Roanoke Times Copyright (c) 1995, Landmark Communications, Inc. DATE: FRIDAY, August 6, 1993 TAG: 9308060087 SECTION: BUSINESS PAGE: B7 EDITION: METRO SOURCE: LAURENCE HAMMACK STAFF WRITER DATELINE: LENGTH: Short
The Record Exchange of Roanoke Inc. is part of a class-action lawsuit filed this week in U.S. District Court in California.
The lawsuit accuses four major music distributors - Capitol/EMI labels, Columbia/Epic, MCA and Warner/Electra/Atlantic - of price fixing and unreasonable restraint of trade.
According to the suit, the four distributors are eliminating advertising support for sellers of used CDs, such as the Record Exchange.

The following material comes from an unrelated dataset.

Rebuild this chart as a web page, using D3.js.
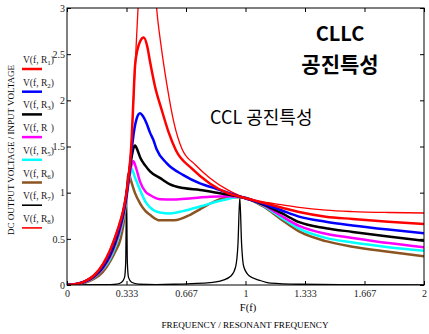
<!DOCTYPE html>
<html>
<head>
<meta charset="utf-8">
<script src="https://cdn.jsdelivr.net/npm/d3@7"></script>
<style>
body { margin: 0; background: #fff; }
</style>
</head>
<body>
<div id="chart"></div>
<script>
// tick values / labels
var xTicks = [0, 1/3, 2/3, 1, 4/3, 5/3, 2];
var xTickLabels = ["0", "0.333", "0.667", "1", "1.333", "1.667", "2"];
var yTicks = [0, 0.5, 1, 1.5, 2, 2.5, 3];
var yTickLabels = ["0", "0.5", "1", "1.5", "2", "2.5", "3"];

// legend subscripts (R4 subscript is missing in the original)
var legendSubs = ["1", "2", "3", "\u00a0\u00a0", "5", "6", "7", "8"];
var seriesColors = ["#ff0000", "#0000ff", "#000000", "#ff00ff", "#00ffff", "#8b5523", "#000000", "#ff0000"];
var seriesWidths = [2.5, 2.5, 2.5, 2.5, 2.5, 2.5, 1.3, 1.3];

// [f, V]
var r1 = [[0,0],[0.05,0.01],[0.1,0.04],[0.15,0.1],[0.2,0.22],[0.24,0.37],[0.27,0.52],[0.3,0.7],[0.315,0.81],[0.33,0.96],[0.345,1.18],[0.36,1.5],[0.372,2.0],[0.381,2.37],[0.395,2.55],[0.41,2.64],[0.43,2.68],[0.45,2.58],[0.465,2.42],[0.493,2.15],[0.53,1.9],[0.57,1.65],[0.61,1.46],[0.7,1.26],[0.8,1.1],[0.9,0.995],[0.97,0.955],[1.1,0.89],[1.2,0.84],[1.3,0.79],[1.45,0.74],[1.6,0.715],[1.8,0.685],[2,0.66]];
var r2 = [[0,0],[0.05,0.01],[0.1,0.038],[0.15,0.095],[0.2,0.2],[0.24,0.34],[0.27,0.49],[0.3,0.67],[0.315,0.79],[0.33,0.95],[0.345,1.16],[0.36,1.42],[0.375,1.66],[0.39,1.8],[0.409,1.86],[0.425,1.83],[0.446,1.75],[0.465,1.65],[0.484,1.57],[0.502,1.47],[0.558,1.32],[0.652,1.19],[0.745,1.1],[0.84,1.04],[0.93,0.98],[0.97,0.955],[1.1,0.88],[1.2,0.81],[1.3,0.74],[1.45,0.685],[1.6,0.645],[1.8,0.6],[2,0.56]];
var r3 = [[0,0],[0.05,0.009],[0.1,0.036],[0.15,0.09],[0.2,0.19],[0.24,0.32],[0.27,0.46],[0.3,0.65],[0.315,0.77],[0.33,0.93],[0.345,1.15],[0.36,1.36],[0.372,1.48],[0.381,1.51],[0.395,1.46],[0.41,1.38],[0.44,1.29],[0.465,1.23],[0.52,1.16],[0.577,1.09],[0.652,1.05],[0.745,1.03],[0.84,1.0],[0.93,0.97],[0.97,0.955],[1.1,0.87],[1.2,0.78],[1.3,0.68],[1.45,0.615],[1.6,0.575],[1.8,0.525],[2,0.48]];
var r4 = [[0,0],[0.05,0.008],[0.1,0.034],[0.15,0.085],[0.2,0.18],[0.24,0.3],[0.27,0.44],[0.3,0.62],[0.315,0.75],[0.33,0.91],[0.345,1.12],[0.36,1.29],[0.372,1.34],[0.385,1.28],[0.409,1.12],[0.44,1.01],[0.465,0.975],[0.52,0.93],[0.6,0.925],[0.7,0.94],[0.8,0.955],[0.9,0.96],[0.97,0.955],[1.1,0.865],[1.2,0.75],[1.3,0.64],[1.45,0.555],[1.6,0.51],[1.8,0.455],[2,0.41]];
var r5 = [[0,0],[0.05,0.007],[0.1,0.032],[0.15,0.08],[0.2,0.17],[0.24,0.28],[0.27,0.41],[0.3,0.59],[0.315,0.72],[0.33,0.89],[0.345,1.1],[0.362,1.26],[0.38,1.17],[0.409,1.03],[0.44,0.9],[0.465,0.84],[0.52,0.785],[0.577,0.775],[0.65,0.8],[0.745,0.85],[0.875,0.92],[0.97,0.955],[1.1,0.86],[1.2,0.73],[1.3,0.61],[1.45,0.51],[1.6,0.46],[1.8,0.41],[2,0.37]];
var r6 = [[0,0],[0.05,0.005],[0.1,0.025],[0.15,0.065],[0.2,0.14],[0.24,0.25],[0.27,0.36],[0.3,0.5],[0.315,0.64],[0.33,0.88],[0.345,1.21],[0.36,1.12],[0.38,1.0],[0.409,0.885],[0.44,0.8],[0.465,0.76],[0.52,0.7],[0.6,0.7],[0.69,0.76],[0.745,0.82],[0.8,0.88],[0.857,0.93],[0.9,0.95],[0.97,0.95],[1.1,0.85],[1.2,0.71],[1.3,0.58],[1.45,0.475],[1.6,0.415],[1.8,0.36],[2,0.31]];
var r7 = [[0,0],[0.2,0.003],[0.28,0.01],[0.306,0.03],[0.322,0.08],[0.329,0.25],[0.3335,1.0],[0.338,0.25],[0.345,0.08],[0.362,0.03],[0.4,0.01],[0.5,0.005],[0.6,0.008],[0.7,0.015],[0.8,0.025],[0.87,0.05],[0.92,0.1],[0.945,0.2],[0.958,0.45],[0.968,0.95],[0.978,0.45],[0.99,0.2],[1.02,0.1],[1.08,0.05],[1.14,0.02],[1.3,0.008],[1.6,0.003],[2,0]];
var r8 = [[0,0],[0.05,0.01],[0.1,0.045],[0.15,0.11],[0.2,0.23],[0.24,0.38],[0.27,0.53],[0.3,0.71],[0.315,0.82],[0.33,0.97],[0.345,1.19],[0.36,1.5],[0.372,2.0],[0.385,2.5],[0.398,3.0],[0.42,3.7],[0.45,3.95],[0.48,3.6],[0.502,3.0],[0.53,2.55],[0.558,2.19],[0.6,1.75],[0.645,1.47],[0.72,1.3],[0.8,1.16],[0.9,1.03],[0.97,0.965],[1.1,0.9],[1.2,0.87],[1.3,0.84],[1.45,0.81],[1.6,0.795],[1.8,0.785],[2,0.78]];

var seriesData = [r1, r2, r3, r4, r5, r6, r7, r8];

var W = 429, H = 334;
var plot = {left: 67, right: 424, top: 8, bottom: 285};
var serif = "'Liberation Serif', 'Times New Roman', serif";

var svg = d3.select("#chart").append("svg")
    .attr("width", W)
    .attr("height", H);

var x = d3.scaleLinear().domain([0, 2]).range([plot.left, plot.right]);
var y = d3.scaleLinear().domain([0, 3]).range([plot.bottom, plot.top]);

svg.append("clipPath").attr("id", "clip")
  .append("rect")
    .attr("x", plot.left).attr("y", plot.top)
    .attr("width", plot.right - plot.left)
    .attr("height", plot.bottom - plot.top);

var line = d3.line()
    .x(function(d) { return x(d[0]); })
    .y(function(d) { return y(d[1]); })
    .curve(d3.curveMonotoneX);

// curves: thin ones first, red R1 on top
var curves = svg.append("g").attr("clip-path", "url(#clip)");
[7, 6, 5, 4, 3, 2, 1, 0].forEach(function(i) {
  curves.append("path")
    .datum(seriesData[i])
    .attr("fill", "none")
    .attr("stroke", seriesColors[i])
    .attr("stroke-width", seriesWidths[i])
    .attr("stroke-linejoin", "round")
    .attr("d", line);
});

// frame
svg.append("rect")
  .attr("x", plot.left).attr("y", plot.top)
  .attr("width", plot.right - plot.left)
  .attr("height", plot.bottom - plot.top)
  .attr("fill", "none")
  .attr("stroke", "#000")
  .attr("stroke-width", 1);

function styleAxis(g) {
  g.select(".domain").remove();
  g.selectAll("text").attr("font-family", serif).attr("font-size", 10).attr("fill", "#222");
  g.selectAll("line").attr("stroke", "#000");
}

svg.append("g")
  .attr("transform", "translate(0," + plot.bottom + ")")
  .call(d3.axisBottom(x).tickValues(xTicks).tickSizeInner(-4).tickSizeOuter(0).tickPadding(5)
    .tickFormat(function(d, i) { return xTickLabels[i]; }))
  .call(styleAxis);

svg.append("g")
  .attr("transform", "translate(0," + plot.top + ")")
  .call(d3.axisTop(x).tickValues(xTicks).tickSizeInner(-4).tickSizeOuter(0)
    .tickFormat(function() { return ""; }))
  .call(styleAxis);

svg.append("g")
  .attr("transform", "translate(" + plot.left + ",0)")
  .call(d3.axisLeft(y).tickValues(yTicks).tickSizeInner(-4).tickSizeOuter(0).tickPadding(2)
    .tickFormat(function(d, i) { return yTickLabels[i]; }))
  .call(styleAxis);

svg.append("g")
  .attr("transform", "translate(" + plot.right + ",0)")
  .call(d3.axisRight(y).tickValues(yTicks).tickSizeInner(-4).tickSizeOuter(0)
    .tickFormat(function() { return ""; }))
  .call(styleAxis);

// axis titles
svg.append("text")
  .attr("x", 248).attr("y", 311)
  .attr("text-anchor", "middle")
  .attr("font-family", serif).attr("font-size", 10.5)
  .text("F(f)");

svg.append("text")
  .attr("x", 245).attr("y", 328)
  .attr("text-anchor", "middle")
  .attr("font-family", serif).attr("font-size", 8.5)
  .attr("textLength", 167).attr("lengthAdjust", "spacingAndGlyphs")
  .text("FREQUENCY / RESONANT FREQUENCY");

svg.append("text")
  .attr("transform", "translate(14,150) rotate(-90)")
  .attr("text-anchor", "middle")
  .attr("font-family", serif).attr("font-size", 9)
  .attr("textLength", 170).attr("lengthAdjust", "spacingAndGlyphs")
  .text("DC OUTPUT VOLTAGE / INPUT VOLTAGE");

// legend
var legend = svg.append("g");
legendSubs.forEach(function(sub, i) {
  var ly = 69 + i * 22.7;
  legend.append("line")
    .attr("x1", 22).attr("x2", 42)
    .attr("y1", ly).attr("y2", ly)
    .attr("stroke", seriesColors[i])
    .attr("stroke-width", i < 6 ? 2.5 : 1.6);
  var t = legend.append("text")
    .attr("x", 23).attr("y", ly - 6)
    .attr("font-family", serif).attr("font-size", 9.5)
    .attr("fill", "#222");
  t.append("tspan").text("V(f, R");
  t.append("tspan").attr("font-size", 7).attr("dy", 2).text(sub);
  t.append("tspan").attr("dy", -2).text(")");
});

// annotations
var kr = "'Noto Sans CJK KR', 'Noto Sans', sans-serif";
svg.append("text")
  .attr("x", 340).attr("y", 41)
  .attr("text-anchor", "middle")
  .attr("font-family", kr).attr("font-weight", "bold").attr("font-size", 20)
  .text("CLLC");
svg.append("text")
  .attr("x", 340).attr("y", 72)
  .attr("text-anchor", "middle")
  .attr("font-family", kr).attr("font-weight", "bold").attr("font-size", 21)
  .text("공진특성");
svg.append("text")
  .attr("x", 210).attr("y", 124)
  .attr("font-family", kr).attr("font-size", 18)
  .text("CCL 공진특성");
</script>
</body>
</html>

"What we have is one industry trying to eliminate another industry that is trying to compete with them," said Don Rosenberg, president of the Charlotte, N.C.-based Record Exchange chain, which has stores in Blacksburg, Roanoke and Salem.
If distributors of new CDs are successful in defeating the used-CD trade, Rosenberg said, CD prices could rise to as high as $20. New CDs now sell for about $13 to $15. Used CDs sell for about $8.
The Record Exchange, which sells both used and new CDs in 14 stores throughout Virginia and North Carolina, has not received advertising money from the distributors since May.
Distributors also have threatened to withhold new releases as long as the stores continue to sell used CDs at lower prices, Rosenberg said.
The Record Exchange is joining the lawsuit with the Independent Music Retailers' Association, a group co-founded by Rosenberg that represents several hundred music stores nationwide that sell used CDs.